Ausschnitte schienen mir ein probates Mittel, nach für mich neuen Bildideen zu suchen.

Eigentlich störe ich mich ja nicht so sehr an Bildelementen, die auf den Menschen hindeuten. Kommt halt auf das Motiv an. Hier und jetzt gefiel mir, wie die Dunkelheit die Landschaft abstrahierte und mir Einsamkeit und Stille vorgaukelte. Diese Täuschung wollte ich für mich in den Bildern beibehalten. Und das versuchte ich zunächst über Ausschnitte zu erreichen. Der Ausschnitt den wir wählen, ist ja schon eine gute Möglichkeit, eine Abstraktion zu erzielen. Und tatsächlich war mein Frust, nicht wirklich lange und ausgiebig mit den beiden Hauptdarstellern hier am Hintersee, den beide Inseln, gearbeitet zu haben, rasch verschwunden. Denn ich hatte einen neuen Aspekt gefunden. Denn See und die Nacht. Das hätte ich zuvor nie und nimmer in Erwägung gezogen. Zu dominant war die Vorstellung, die ich von dem See hatte. Spannend, wie doch zuvor gesehene Bilder Einfluss nehmen und ein Motiv vorgeben können.

Hätte nicht gedacht, dass das Düstere so viel Spaß machen kann.
Nicht jedes Kunstlicht lässt sich vermeiden.

Natürlich kann sich die Illusion des Alleinseins an diesem Ort nicht konsequent aufrecht erhalten. Hier hört man eine Stimme, da fährt am gegenüberliegenden Ufer ein Auto vorbei. Muss man halt ausklammern. Zur Illusion gehört immer auch ein bißchen Selbstbetrug. Schadet ja nicht, wenn man auf diese Weise etwas zu fotografieren hat, anstatt im Zimmer rumzuhängen. Ein durchfahrenden Wagen machte sich sogar als Beleuchter nützlich.
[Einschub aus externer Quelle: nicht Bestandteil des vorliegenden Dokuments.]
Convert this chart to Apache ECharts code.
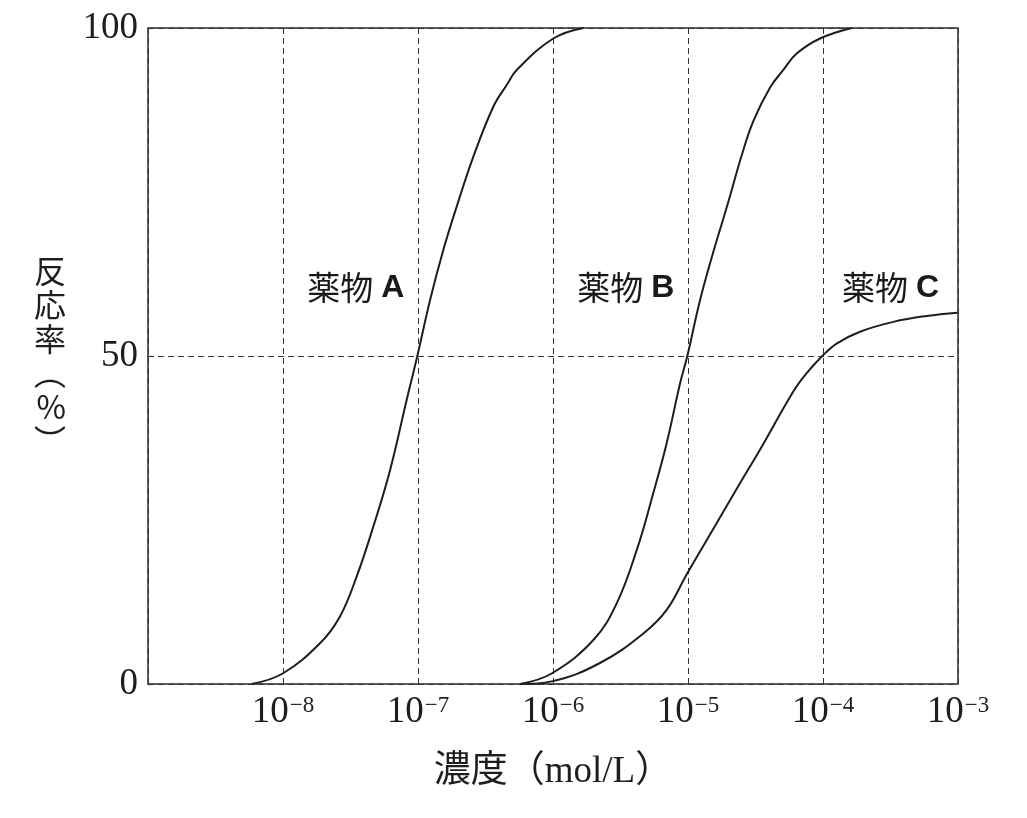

Obwohl man kaum noch etwas im Sucher sehen kann, macht die Kamera noch ein Bild draus.
Mit der richtigen inneren Stimmung ab ins Bett.

Wieder einmal stellte ich fest, dass man manchmal einfach länger bleiben muss. Ist wie im Kino. Da kommen im Nachspann manchmal noch richtig gute Szenen. In der Naturfotografie kommen dann manchmal halt Bilder zu dir, mit denen du gar nicht gerechnet hast. Und das kann genau so viel Freude bereiten, wie die geplante Idee umzusetzen oder das typische Bild mitzunehmen.